Added by Jared Blitz
Masada is infamous for its sunrise. It starts off with vibrant blues, purples, and pinks before turning everything on the mountain gold, including the Dead Sea that lies below.
Before it was known for its sunrise, Masada was an ancient fortress atop a mountain plateau constructed under the rule of King Herod the Great sometime between 37 and 31 BCE. Long story short, as the story goes Masada fell to the Romans in 73 CE after the Jewish Zealots running the fortress slayed their own women and children before committing suicide rather than being overtaken by the enemy and enslaved or murdered.

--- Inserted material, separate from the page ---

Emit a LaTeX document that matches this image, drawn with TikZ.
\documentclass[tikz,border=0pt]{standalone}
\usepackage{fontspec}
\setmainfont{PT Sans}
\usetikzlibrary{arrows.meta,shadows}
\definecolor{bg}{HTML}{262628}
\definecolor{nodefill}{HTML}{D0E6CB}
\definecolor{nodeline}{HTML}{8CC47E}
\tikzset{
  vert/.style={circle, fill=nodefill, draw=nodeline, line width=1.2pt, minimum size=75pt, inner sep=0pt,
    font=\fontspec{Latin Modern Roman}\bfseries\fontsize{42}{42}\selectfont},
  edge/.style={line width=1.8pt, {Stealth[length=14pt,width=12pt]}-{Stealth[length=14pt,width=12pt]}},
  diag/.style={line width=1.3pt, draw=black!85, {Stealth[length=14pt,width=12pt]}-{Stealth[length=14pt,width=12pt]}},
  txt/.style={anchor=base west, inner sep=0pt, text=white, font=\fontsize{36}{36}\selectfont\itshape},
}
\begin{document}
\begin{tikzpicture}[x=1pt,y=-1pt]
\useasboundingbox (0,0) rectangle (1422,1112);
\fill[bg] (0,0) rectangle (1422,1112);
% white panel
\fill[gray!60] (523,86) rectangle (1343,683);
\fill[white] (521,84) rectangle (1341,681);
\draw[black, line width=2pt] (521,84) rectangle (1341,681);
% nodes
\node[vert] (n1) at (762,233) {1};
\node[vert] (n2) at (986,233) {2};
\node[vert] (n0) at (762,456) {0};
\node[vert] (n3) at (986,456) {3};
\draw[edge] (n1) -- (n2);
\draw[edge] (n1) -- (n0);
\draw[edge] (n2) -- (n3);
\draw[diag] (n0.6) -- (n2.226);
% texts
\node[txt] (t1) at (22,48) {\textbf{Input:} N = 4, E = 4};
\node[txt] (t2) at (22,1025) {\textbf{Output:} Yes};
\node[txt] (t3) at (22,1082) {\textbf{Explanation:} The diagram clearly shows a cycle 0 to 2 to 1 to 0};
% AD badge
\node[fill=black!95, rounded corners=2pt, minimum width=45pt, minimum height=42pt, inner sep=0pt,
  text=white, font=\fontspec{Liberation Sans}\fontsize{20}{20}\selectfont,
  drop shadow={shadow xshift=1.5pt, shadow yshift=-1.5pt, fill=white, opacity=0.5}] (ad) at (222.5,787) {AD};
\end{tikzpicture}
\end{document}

Since I wasn't responsible for the logistics of this iconic hike, I'm including directions from Wikitravel. It states:
"Most people access Masada from the eastern side near Road 90, which runs down the Israeli coast of the Dead Sea. The less used option is Road 3199 from Arad to the western side. The road ends at a parking lot, from which there is a comparatively easy 15-20 minute ascent to the top.

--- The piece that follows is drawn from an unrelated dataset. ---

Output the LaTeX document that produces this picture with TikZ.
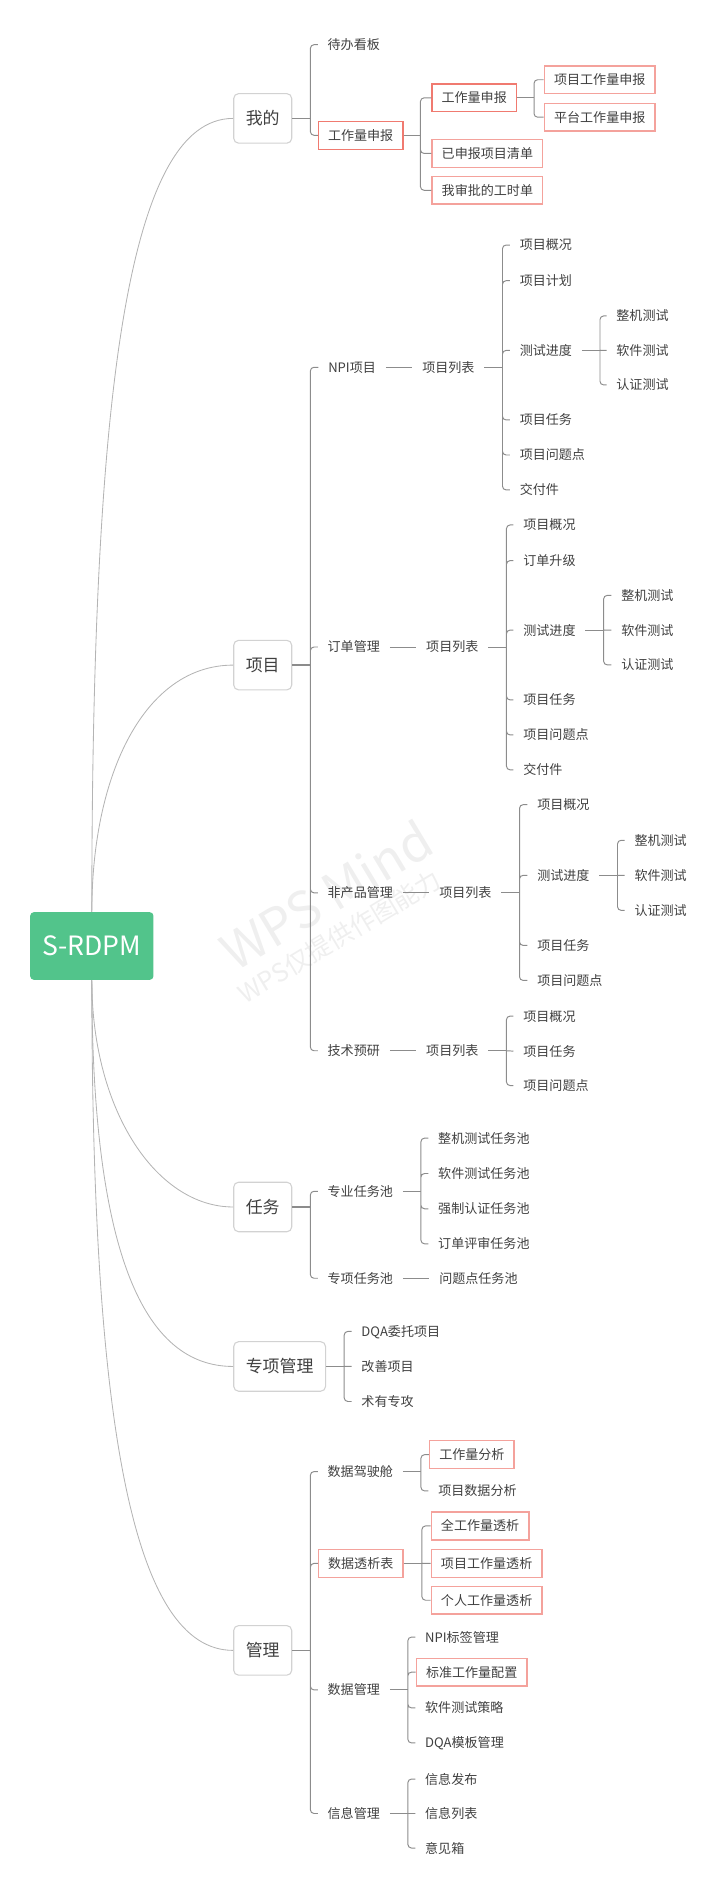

By bus you can get to Masada with line 486 from Jerusalem or Ein Gedi or with line 421 from Tel Aviv Arlozorov - Terminal 2000 via Ein Bokek (Dep. 09:00 Su-F and 12:00 M-Th from Tel Aviv, 13:13 Su-F and 16:13 M-Th from Masada, 2h40, ₪84.20 return). The buses stop at the main entrance from Road 90, and the price is quite expensive (₪40 from Jerusalem, ₪36 with a student discount)."

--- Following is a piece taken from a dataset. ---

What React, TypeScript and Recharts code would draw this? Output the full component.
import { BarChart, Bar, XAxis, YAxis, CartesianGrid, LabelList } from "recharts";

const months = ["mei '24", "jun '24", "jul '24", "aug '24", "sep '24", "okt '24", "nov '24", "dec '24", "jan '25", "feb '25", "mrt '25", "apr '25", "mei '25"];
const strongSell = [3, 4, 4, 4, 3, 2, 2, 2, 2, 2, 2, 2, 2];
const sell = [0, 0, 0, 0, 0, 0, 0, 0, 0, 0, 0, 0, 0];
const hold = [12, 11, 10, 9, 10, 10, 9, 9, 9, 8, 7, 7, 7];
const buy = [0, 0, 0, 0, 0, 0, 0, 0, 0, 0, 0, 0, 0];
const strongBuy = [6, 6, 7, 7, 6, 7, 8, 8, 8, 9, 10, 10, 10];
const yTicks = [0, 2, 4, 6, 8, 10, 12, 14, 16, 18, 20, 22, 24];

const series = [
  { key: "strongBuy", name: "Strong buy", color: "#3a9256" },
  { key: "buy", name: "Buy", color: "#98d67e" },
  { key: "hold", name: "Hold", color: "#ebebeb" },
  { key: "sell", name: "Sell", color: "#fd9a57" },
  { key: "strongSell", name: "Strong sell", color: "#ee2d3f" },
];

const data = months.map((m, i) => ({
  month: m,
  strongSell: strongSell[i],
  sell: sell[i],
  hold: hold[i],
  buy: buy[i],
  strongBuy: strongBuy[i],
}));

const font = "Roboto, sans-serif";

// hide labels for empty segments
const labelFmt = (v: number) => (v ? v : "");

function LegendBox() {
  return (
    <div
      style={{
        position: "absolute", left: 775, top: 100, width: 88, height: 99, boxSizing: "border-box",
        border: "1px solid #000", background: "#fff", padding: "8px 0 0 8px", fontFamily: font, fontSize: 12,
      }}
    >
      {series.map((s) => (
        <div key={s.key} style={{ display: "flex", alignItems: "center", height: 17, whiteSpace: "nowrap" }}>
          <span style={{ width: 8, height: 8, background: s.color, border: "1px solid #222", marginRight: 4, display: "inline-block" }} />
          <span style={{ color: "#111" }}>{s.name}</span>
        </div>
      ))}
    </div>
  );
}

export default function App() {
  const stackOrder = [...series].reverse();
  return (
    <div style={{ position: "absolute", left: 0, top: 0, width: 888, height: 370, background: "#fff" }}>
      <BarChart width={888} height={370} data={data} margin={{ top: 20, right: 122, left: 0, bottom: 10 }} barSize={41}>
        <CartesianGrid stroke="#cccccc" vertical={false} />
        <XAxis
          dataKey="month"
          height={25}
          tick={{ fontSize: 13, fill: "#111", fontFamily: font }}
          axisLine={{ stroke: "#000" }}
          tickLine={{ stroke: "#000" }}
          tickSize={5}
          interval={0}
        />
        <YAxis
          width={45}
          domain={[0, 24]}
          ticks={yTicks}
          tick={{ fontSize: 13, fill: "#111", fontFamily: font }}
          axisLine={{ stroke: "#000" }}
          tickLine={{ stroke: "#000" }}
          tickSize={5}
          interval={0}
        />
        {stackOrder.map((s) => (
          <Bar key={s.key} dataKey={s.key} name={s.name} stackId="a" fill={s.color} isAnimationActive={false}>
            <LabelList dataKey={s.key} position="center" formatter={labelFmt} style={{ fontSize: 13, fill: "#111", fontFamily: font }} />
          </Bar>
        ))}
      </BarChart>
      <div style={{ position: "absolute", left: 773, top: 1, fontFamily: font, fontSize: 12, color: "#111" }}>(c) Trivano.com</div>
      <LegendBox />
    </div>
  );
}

I approached from the aforementioned west side of the mountain, which is the easy 15-20 minute hike. That is probably the way I'd recommend ascending since the whole reason is to watch the sunrise. The sunrise really is as magical as everyone says. It was one of the more memorable experiences I have had hiking in the early morning. Overlooking the Dead Sea (that is rapidly disappearing due to drought) adds to the experience if you're interested in the history of the area.
Prior to leaving, you can walk around and see old bath houses and other architecture that archaeologists have uncovered and preserved. The engineering is really impressive considering the historical era and how difficult it is to get water on top of a mountain in the desert.
When you're done exploring Masada, hike down the 2.5 mile "Snake Path" along the mountainside. Basically, it's 2.5 miles of switchbacks. The difficulty only lies in the fact that switchbacks are boring and you're fully exposed to the sun, so if you're hiking during the summer it can be a little rough. The end does offer another treat, however, with a couple of fresh-squeezed juice bars waiting for your business, offering a cheap (I remember it being roughly 50 cents US for about 20 oz) reprieve from the heat.
If you don't feel like hiking down there is a cable car you can ride for about $20US.